4. Why do people pay to go up tall buildings and then put money in binoculars to look at things on the ground?
5. If the professor on Gilligan’s Island can make a radio out of a coconut, why can’t he fix a hole in a boat?
6. Can a hearse carrying a corpse drive in the carpool lane?
7. If Wiley E. Coyote had enough money to buy all that ACME crap, why didn’t he just buy dinner?
BONUS: what do you do if you run out of potatoes?
I am incredibly bored…
Random stupid questions, Funniest answerer gets 10 points?…?
1. Can you cry under water?
Of course you can! Haven’t you seen SpongeBob before???
2. How important does a person have to be before they are considered assassinated instead of just murdered?
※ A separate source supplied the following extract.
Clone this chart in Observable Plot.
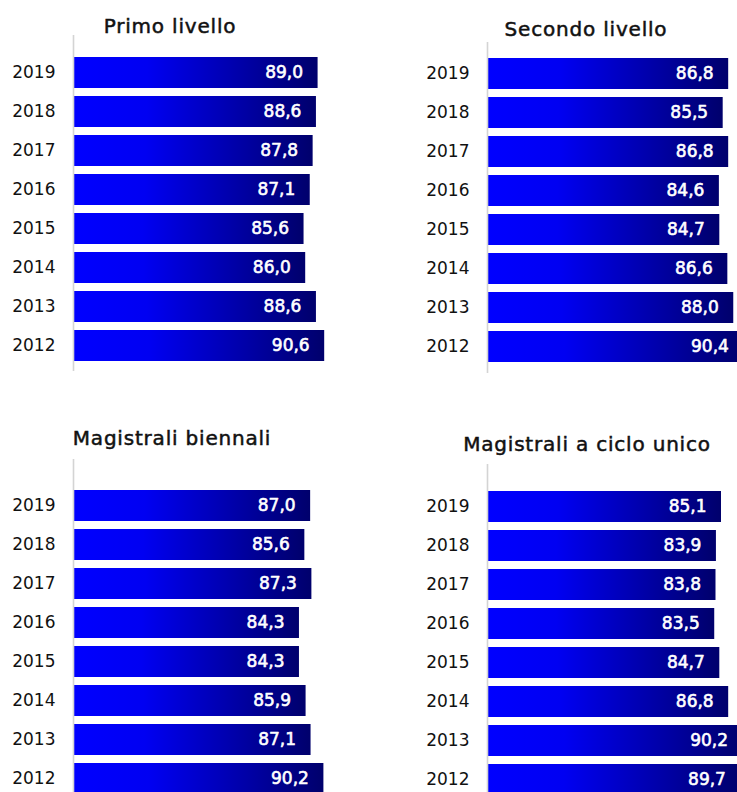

No funny answer for this. Assassinated is if it’s political. (or I guess if they’ve got two asses)
3. Why is it that people say they “slept like a baby” when babies wake up like every two hours?
I’m not sure… I think it’s cause when babies sleep, they sleep well, they just don’t need as much sleep.
Why are you IN a movie, but you’re ON TV?
Have you ever tried sitting on a movie screen?? You’d break it!
4. Why do people pay to go up tall buildings and then put money in binoculars to look at things on the ground?
People, as a group, are not always intelligent…
5. If the professor on Gilligan’s Island can make a radio out of a coconut, why can’t he fix a hole in a boat?
He doesn’t want to… he’d rather listen to the radio and try to “get with” Mary Ann & Ginger.
6. Can a hearse carrying a corpse drive in the carpool lane?
No, because hearses don’t drive…. people drive… duh!
7. If Wiley E. Coyote had enough money to buy all that ACME crap, why didn’t he just buy dinner?
He wanted the sense of accomplishment he’d get by catching the road-runner. Also, he never paid for it, he always got the defective ACME stuff they were giving away.
BONUS: what do you do if you run out of potatoes?
If you’re Irish, you might have a famine. Otherwise, you only eat meat if you’re a meat & potatoes kind of guy/gal.